The store owners were struggling for survival, let alone prosperity. They had 
employment problems, cost problems, inventory problems, and a host of other problems. 
Most of them had no training in management at all. Some were fairly good 
merchandisers, but they needed help. The tenants didn't even want to see the shopping 
center owners; they were just one more problem to contend with.
So the owners decided to be proactive. They determined their purpose, their values, their 
priorities. In harmony with those priorities, they decided to spend about one-third of 
their time in helping relationships with the tenants.

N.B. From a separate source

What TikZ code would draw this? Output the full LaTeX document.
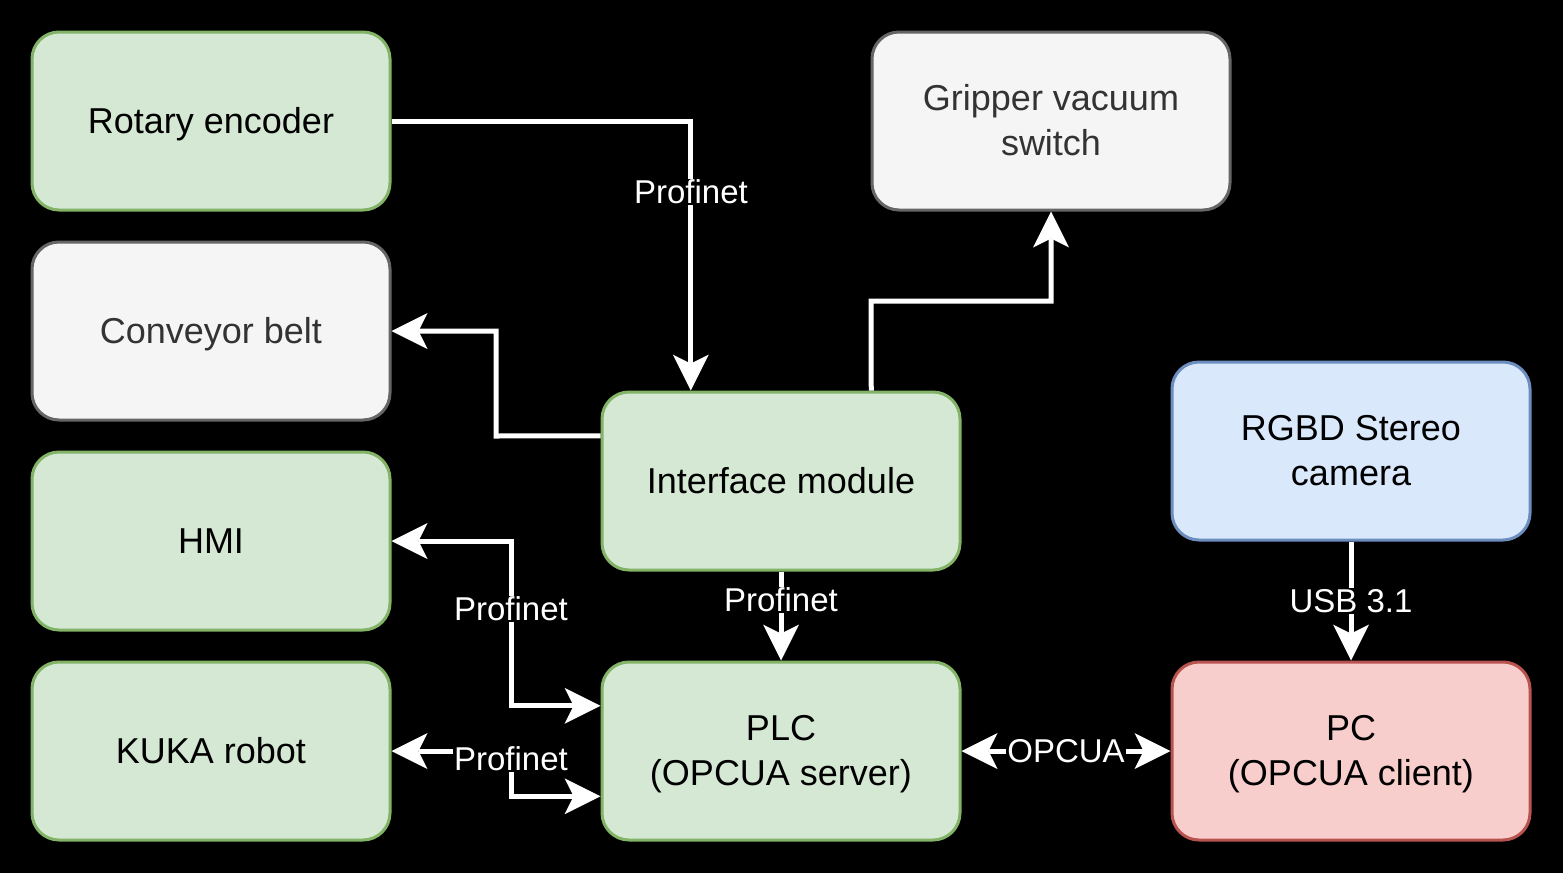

In working with that organization for about a year and a half, I saw them climb to around 
20 percent, which represented more than a fourfold increase. In addition, they changed 
their role. They became listeners, trainers, consultants to the tenants. Their interchanges 
were filled with positive energy.
The effect was dramatic, profound. By focusing on relationships and results rather than 
time and methods, the numbers went up, the tenants were thrilled with the results 
created by new ideas and skills, and the shopping center managers were more effective 
and satisfied and increased their list of potential tenants and lease revenue based on 
increased sales by the tenant stores. They were no longer policemen or hovering 
supervisors. They were problem solvers, helpers.
Whether you are a student at the university, a worker in an assembly line, a homemaker, 
fashion designer, or president of a company, I believe that if you were to ask what lies in 
Quadrant II and cultivate the proactivity to go after it, you would find the same results. 
Your effectiveness would increase dramatically. Your crises and problems would shrink 
to manageable proportions because you would be thinking ahead, working on the roots, 
doing the preventive things that keep situations from developing into crises in the first 
place. In the time management jargon, this is called the Pareto Principle -- 80 percent of 
the results flow out of 20 percent of the activities.